[OBJECTIVE] Only the lines from the start of the data through the line with "rects = ax.bar(index, values, 0.5, color=bar_colors, zorder=2)" belong in the copy. Restate them word for word, minus the pictures.

Entries with chart source code
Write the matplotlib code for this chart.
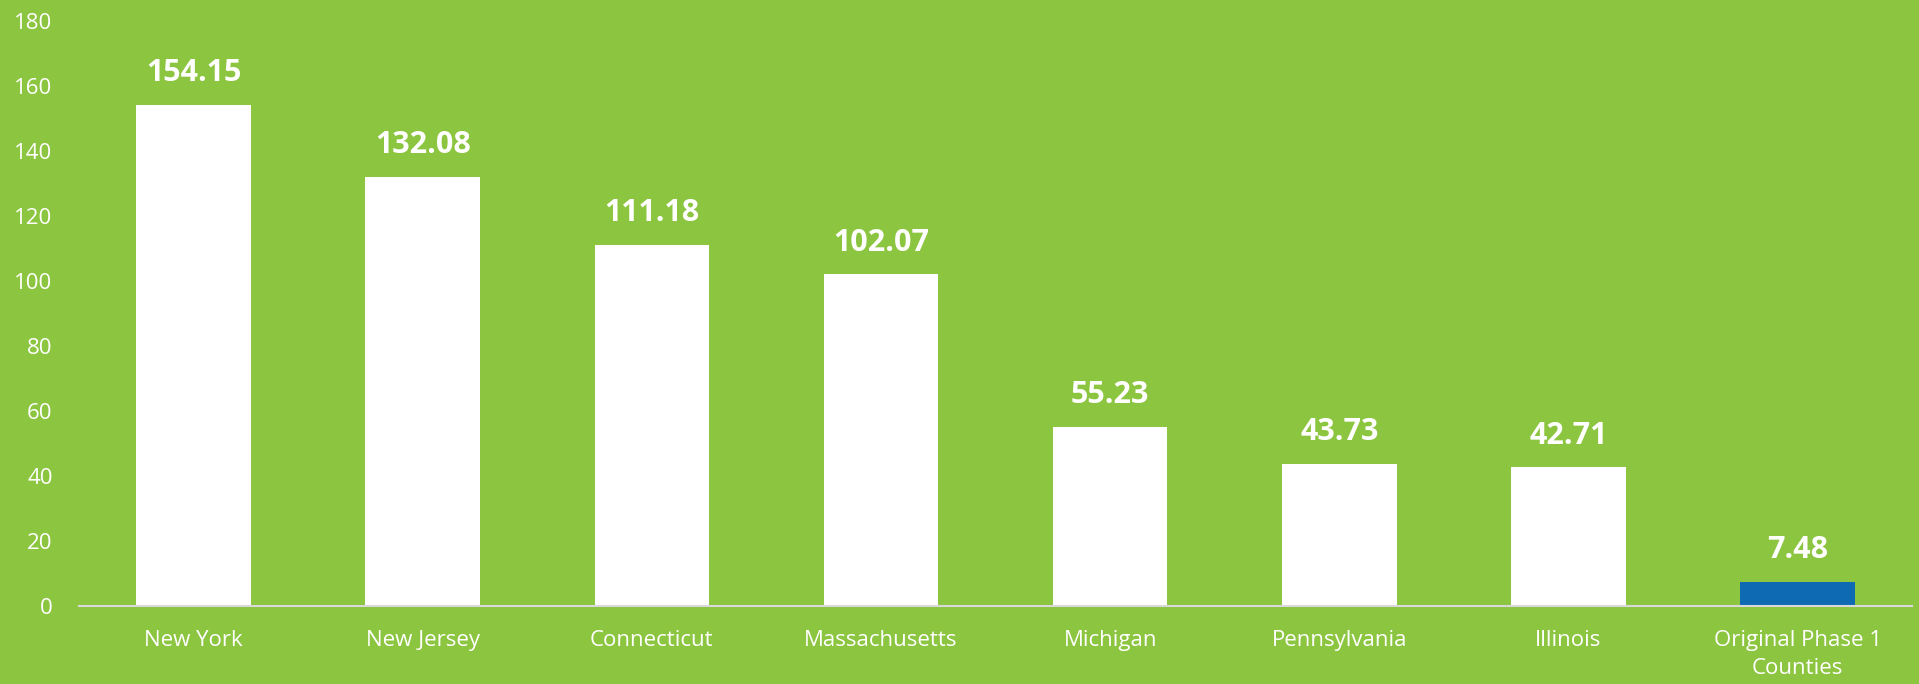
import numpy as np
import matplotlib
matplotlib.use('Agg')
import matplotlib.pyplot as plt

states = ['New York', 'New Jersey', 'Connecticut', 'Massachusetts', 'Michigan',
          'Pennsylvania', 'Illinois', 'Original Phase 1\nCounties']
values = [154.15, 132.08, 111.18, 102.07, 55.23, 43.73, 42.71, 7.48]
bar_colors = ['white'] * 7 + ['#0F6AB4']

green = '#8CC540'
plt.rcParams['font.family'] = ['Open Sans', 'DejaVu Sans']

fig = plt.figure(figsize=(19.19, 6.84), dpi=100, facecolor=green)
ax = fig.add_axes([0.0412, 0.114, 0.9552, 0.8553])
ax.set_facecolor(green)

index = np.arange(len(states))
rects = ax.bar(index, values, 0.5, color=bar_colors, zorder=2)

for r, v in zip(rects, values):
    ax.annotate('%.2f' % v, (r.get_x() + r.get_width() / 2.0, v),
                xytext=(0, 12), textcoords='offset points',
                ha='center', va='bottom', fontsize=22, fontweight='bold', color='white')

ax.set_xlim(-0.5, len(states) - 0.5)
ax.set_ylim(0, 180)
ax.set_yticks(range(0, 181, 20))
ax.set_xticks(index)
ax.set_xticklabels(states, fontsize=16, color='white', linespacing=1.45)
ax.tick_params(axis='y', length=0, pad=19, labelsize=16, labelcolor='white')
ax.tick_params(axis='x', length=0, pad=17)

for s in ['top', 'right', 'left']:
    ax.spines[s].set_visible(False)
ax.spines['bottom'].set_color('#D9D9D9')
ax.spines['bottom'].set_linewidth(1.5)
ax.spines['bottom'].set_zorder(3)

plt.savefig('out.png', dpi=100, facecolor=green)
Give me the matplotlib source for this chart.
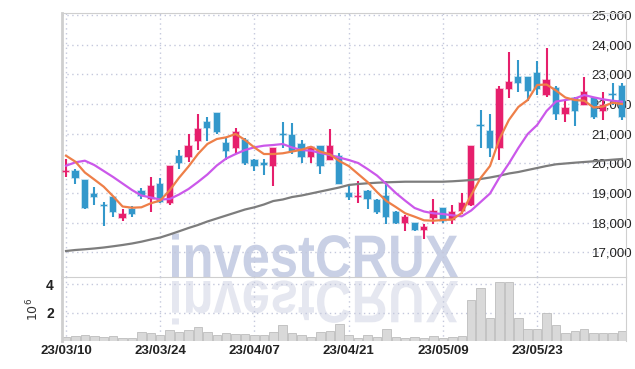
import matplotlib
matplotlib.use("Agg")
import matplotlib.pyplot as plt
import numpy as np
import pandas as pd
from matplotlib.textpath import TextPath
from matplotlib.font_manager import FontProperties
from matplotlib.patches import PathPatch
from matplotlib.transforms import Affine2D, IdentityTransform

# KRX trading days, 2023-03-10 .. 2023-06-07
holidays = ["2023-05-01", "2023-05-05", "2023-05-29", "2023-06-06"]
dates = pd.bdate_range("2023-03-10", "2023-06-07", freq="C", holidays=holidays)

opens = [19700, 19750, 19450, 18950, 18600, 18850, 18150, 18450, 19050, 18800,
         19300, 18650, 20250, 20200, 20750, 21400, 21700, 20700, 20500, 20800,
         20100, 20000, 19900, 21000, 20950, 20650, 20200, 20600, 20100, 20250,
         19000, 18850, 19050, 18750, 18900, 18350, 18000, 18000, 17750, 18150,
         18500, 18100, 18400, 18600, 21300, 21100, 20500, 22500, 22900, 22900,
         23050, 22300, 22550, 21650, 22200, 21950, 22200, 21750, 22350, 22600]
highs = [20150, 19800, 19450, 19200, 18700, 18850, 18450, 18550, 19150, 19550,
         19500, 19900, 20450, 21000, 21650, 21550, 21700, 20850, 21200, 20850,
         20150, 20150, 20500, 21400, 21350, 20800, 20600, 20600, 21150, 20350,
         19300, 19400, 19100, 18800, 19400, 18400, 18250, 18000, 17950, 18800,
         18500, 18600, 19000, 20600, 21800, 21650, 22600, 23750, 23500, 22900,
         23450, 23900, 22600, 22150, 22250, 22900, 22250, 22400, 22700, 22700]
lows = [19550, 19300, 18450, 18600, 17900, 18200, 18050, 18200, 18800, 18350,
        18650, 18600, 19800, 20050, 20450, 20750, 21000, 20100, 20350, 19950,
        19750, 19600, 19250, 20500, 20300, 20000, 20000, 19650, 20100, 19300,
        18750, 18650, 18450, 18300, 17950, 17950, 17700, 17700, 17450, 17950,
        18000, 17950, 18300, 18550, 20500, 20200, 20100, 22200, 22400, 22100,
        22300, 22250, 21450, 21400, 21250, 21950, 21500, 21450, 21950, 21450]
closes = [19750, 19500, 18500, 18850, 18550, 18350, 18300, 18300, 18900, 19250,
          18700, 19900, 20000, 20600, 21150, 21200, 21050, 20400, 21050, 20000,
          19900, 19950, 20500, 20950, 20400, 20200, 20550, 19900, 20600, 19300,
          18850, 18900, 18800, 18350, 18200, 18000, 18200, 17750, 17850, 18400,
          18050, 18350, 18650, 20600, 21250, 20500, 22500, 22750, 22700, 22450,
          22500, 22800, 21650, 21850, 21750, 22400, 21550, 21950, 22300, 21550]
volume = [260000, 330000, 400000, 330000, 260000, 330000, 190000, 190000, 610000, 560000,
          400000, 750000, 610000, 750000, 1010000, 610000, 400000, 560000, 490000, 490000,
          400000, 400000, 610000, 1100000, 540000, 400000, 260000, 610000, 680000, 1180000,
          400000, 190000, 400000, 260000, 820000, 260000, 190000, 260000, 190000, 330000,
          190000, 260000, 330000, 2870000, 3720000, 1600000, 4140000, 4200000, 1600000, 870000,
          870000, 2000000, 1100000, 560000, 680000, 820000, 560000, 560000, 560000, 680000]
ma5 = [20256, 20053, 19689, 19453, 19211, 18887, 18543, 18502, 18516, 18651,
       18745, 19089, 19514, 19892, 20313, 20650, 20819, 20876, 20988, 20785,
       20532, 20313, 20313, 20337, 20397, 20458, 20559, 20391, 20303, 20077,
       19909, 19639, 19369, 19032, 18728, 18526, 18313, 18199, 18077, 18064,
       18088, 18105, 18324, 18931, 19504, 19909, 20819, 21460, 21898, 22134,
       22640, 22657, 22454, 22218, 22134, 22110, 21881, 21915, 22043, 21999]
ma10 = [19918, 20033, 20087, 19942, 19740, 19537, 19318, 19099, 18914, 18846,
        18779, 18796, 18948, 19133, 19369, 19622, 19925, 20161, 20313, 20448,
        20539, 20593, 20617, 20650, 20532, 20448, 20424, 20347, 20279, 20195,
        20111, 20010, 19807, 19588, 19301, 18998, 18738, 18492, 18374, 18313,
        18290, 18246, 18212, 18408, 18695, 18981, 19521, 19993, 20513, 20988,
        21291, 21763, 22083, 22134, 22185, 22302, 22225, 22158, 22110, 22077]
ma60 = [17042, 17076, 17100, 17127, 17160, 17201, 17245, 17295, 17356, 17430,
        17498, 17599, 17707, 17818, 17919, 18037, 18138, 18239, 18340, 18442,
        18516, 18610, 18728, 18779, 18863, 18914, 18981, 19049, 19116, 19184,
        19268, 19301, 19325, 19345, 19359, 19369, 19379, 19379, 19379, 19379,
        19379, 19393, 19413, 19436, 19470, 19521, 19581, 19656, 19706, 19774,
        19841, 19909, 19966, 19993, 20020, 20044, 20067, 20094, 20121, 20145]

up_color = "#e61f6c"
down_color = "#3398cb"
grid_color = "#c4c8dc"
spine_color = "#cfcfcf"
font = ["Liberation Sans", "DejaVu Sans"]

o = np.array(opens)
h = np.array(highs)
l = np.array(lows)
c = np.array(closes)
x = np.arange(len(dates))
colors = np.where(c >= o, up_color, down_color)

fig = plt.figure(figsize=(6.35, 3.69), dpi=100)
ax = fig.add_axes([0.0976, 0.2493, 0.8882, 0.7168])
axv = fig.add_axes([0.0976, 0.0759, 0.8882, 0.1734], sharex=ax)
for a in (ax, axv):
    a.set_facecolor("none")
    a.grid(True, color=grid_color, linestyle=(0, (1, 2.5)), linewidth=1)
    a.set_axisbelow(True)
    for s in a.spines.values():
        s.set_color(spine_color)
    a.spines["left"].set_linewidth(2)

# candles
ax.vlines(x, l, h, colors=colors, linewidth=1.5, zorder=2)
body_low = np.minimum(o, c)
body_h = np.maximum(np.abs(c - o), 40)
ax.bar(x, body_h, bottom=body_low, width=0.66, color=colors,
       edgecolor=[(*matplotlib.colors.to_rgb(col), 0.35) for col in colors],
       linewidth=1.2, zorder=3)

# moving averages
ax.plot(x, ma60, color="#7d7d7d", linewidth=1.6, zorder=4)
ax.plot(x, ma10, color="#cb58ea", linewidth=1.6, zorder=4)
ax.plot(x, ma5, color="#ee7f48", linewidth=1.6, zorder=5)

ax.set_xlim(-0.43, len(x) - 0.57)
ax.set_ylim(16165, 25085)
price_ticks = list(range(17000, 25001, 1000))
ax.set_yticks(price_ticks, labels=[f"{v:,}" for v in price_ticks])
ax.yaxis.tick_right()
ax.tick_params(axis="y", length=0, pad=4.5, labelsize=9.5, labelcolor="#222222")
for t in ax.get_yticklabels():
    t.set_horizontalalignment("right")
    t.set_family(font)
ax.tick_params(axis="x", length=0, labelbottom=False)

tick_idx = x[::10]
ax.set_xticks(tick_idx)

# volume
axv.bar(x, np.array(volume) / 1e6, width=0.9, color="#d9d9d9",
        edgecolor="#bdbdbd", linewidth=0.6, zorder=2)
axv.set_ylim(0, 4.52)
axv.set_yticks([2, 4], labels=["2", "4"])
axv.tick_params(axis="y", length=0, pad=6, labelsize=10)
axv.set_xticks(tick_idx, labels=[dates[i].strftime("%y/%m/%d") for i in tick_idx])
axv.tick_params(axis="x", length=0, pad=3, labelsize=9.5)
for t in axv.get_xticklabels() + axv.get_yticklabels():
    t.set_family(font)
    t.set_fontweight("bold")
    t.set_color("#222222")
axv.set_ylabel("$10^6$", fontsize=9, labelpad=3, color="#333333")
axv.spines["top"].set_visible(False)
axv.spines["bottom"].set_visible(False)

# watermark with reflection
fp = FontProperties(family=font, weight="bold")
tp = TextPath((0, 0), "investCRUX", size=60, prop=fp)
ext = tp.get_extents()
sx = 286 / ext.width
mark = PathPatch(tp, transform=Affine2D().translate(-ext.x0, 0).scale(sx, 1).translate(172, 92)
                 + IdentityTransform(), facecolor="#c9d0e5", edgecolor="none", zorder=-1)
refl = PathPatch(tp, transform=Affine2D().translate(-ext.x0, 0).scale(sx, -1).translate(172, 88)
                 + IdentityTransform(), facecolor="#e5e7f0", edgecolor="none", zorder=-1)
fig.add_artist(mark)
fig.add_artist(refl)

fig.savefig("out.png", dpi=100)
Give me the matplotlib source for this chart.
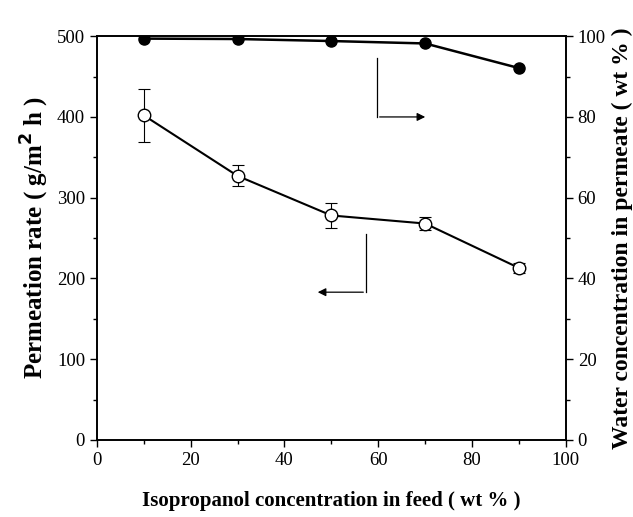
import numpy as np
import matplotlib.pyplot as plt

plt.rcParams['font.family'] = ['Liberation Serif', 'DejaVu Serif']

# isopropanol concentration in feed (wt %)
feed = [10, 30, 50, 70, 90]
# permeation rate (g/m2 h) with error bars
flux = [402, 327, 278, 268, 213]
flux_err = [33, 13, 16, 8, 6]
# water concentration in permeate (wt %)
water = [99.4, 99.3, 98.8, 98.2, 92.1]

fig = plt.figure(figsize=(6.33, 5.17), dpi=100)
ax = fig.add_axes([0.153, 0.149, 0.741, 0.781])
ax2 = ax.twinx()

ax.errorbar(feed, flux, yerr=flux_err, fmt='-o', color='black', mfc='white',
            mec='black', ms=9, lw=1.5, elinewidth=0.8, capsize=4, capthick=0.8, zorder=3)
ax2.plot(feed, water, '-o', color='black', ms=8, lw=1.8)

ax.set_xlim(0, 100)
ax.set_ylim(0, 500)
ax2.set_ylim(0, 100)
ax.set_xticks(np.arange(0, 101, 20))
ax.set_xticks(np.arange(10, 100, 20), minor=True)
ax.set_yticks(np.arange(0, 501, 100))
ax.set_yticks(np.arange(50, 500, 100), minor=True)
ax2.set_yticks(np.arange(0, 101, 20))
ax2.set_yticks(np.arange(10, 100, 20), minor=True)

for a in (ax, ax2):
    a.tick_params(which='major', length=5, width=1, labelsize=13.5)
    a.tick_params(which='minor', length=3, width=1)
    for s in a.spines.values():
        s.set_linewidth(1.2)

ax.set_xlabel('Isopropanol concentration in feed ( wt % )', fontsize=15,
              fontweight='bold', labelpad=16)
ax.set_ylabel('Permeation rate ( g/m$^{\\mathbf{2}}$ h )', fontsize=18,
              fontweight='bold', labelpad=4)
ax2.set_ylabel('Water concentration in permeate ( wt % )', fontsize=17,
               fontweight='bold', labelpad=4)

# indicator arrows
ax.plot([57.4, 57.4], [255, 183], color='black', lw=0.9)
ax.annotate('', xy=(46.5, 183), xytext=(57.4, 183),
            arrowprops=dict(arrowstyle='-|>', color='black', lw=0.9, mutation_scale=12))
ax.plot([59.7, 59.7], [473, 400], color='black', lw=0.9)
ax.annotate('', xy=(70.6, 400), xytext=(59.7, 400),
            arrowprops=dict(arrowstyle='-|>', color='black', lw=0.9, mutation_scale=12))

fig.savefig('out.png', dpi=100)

[TASK RESULT]
Write the matplotlib code for this chart.
import numpy as np
import matplotlib
matplotlib.use('Agg')
import matplotlib.pyplot as plt

states = ['New York', 'New Jersey', 'Connecticut', 'Massachusetts', 'Michigan',
          'Pennsylvania', 'Illinois', 'Original Phase 1\nCounties']
values = [154.15, 132.08, 111.18, 102.07, 55.23, 43.73, 42.71, 7.48]
bar_colors = ['white'] * 7 + ['#0F6AB4']

green = '#8CC540'
plt.rcParams['font.family'] = ['Open Sans', 'DejaVu Sans']

fig = plt.figure(figsize=(19.19, 6.84), dpi=100, facecolor=green)
ax = fig.add_axes([0.0412, 0.114, 0.9552, 0.8553])
ax.set_facecolor(green)

index = np.arange(len(states))
rects = ax.bar(index, values, 0.5, color=bar_colors, zorder=2)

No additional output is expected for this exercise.